O que a criança ganha estudando fora da escola?
Em geral, as pessoas fazem essa opção quando apostam na vitalidade das relações interpessoais. O ganho principal não é formar alguém mais especial do que quem está na escola. A motivação não é porque a escola é ruim. O ganho é a confiança que acaba sendo expressa na própria criança. E ela se sente capaz de saber o que quer e o que quer aprender. Sem aquele medo de errar, de falar uma bobagem. Não criar uma criança com medo, nem se sentindo melhor ou pior do que as outras.
Como manter o estímulo para o aprendizado?
A criança precisa de estímulo quando a gente decide o que ela tem que aprender. Porque não é necessariamente aquilo o que ela quer aprender. Ela percebe que a situação de não fazer nada não é legal. E vai acabar mostrando interesse por uma ou outra coisa.
Como saber se ela está aprendendo?
Quando a gente não se preocupa com conteúdos e resultados, o que indica que está tudo bem é a convivência. Em geral, quando você pode fazer o que gosta, você se dedica muito a isso. Quando gostam de um instrumento ou de uma atividade qualquer, elas se dedicam.
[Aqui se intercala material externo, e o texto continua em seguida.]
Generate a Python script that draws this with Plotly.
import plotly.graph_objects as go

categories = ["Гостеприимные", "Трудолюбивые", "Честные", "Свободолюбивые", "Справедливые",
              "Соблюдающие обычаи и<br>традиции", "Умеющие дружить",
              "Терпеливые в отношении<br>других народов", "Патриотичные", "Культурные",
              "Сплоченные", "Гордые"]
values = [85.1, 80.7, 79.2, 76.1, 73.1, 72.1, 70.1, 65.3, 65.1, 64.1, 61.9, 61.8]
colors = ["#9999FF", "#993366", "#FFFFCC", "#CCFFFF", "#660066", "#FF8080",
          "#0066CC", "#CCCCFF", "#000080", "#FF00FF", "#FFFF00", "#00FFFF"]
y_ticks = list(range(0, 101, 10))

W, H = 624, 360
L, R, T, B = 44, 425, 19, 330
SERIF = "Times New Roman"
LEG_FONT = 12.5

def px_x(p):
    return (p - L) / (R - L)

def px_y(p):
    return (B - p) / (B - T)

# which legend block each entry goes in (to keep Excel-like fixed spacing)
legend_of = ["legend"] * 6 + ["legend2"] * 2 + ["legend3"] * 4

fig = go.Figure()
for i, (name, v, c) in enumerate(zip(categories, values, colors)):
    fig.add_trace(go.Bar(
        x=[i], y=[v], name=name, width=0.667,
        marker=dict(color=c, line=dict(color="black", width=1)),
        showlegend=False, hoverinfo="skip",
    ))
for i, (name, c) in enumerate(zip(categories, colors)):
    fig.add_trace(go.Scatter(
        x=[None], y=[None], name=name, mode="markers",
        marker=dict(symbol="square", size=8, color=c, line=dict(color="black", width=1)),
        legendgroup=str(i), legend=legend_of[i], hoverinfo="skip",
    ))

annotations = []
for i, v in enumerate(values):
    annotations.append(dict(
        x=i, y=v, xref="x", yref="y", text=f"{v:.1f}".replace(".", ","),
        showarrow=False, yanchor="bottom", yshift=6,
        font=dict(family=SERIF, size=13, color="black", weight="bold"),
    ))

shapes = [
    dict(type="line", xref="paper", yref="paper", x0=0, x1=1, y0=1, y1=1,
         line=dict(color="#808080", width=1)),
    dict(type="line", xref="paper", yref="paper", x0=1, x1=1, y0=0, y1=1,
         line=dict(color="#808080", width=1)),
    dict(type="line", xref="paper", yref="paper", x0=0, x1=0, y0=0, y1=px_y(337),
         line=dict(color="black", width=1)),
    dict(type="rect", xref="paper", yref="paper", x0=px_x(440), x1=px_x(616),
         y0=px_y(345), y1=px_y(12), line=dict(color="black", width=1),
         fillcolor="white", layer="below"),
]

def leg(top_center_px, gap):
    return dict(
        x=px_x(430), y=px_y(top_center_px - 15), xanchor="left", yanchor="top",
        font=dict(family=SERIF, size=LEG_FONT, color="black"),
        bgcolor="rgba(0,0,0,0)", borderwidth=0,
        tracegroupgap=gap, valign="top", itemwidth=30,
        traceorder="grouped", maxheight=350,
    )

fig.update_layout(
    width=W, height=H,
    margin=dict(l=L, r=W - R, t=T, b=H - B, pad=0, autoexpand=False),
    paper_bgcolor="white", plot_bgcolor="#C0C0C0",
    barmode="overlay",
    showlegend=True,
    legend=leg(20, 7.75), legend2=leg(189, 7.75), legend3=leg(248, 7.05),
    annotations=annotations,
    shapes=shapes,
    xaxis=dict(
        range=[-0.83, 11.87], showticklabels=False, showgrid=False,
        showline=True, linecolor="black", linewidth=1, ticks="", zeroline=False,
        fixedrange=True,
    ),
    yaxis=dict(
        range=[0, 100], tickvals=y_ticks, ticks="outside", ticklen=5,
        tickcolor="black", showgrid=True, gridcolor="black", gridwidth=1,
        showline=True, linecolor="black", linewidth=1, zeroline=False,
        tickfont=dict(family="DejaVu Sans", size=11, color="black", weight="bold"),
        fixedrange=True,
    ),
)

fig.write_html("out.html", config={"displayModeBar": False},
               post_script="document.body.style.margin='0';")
Como manter as relações com outras crianças?
Fica um pouco diferente a socialização fora da escola pelo fato de a criança não ter a exigência de conviver com pessoas da mesma idade. Ela acaba se relacionando com gente de várias idades. É uma coisa mais fluida.
Não fica uma lacuna de conhecimento naquilo pelo que o aluno não se interessa?
A criança aprende o que interessa a ela e o que ela precisa. Quando saímos da escola, da universidade, não sabemos, de verdade, tudo aquilo que nos foi passado. Vamos para a escola para aprender a funcionar como esperam de nós. A escola é eficiente para a pessoa ter funções.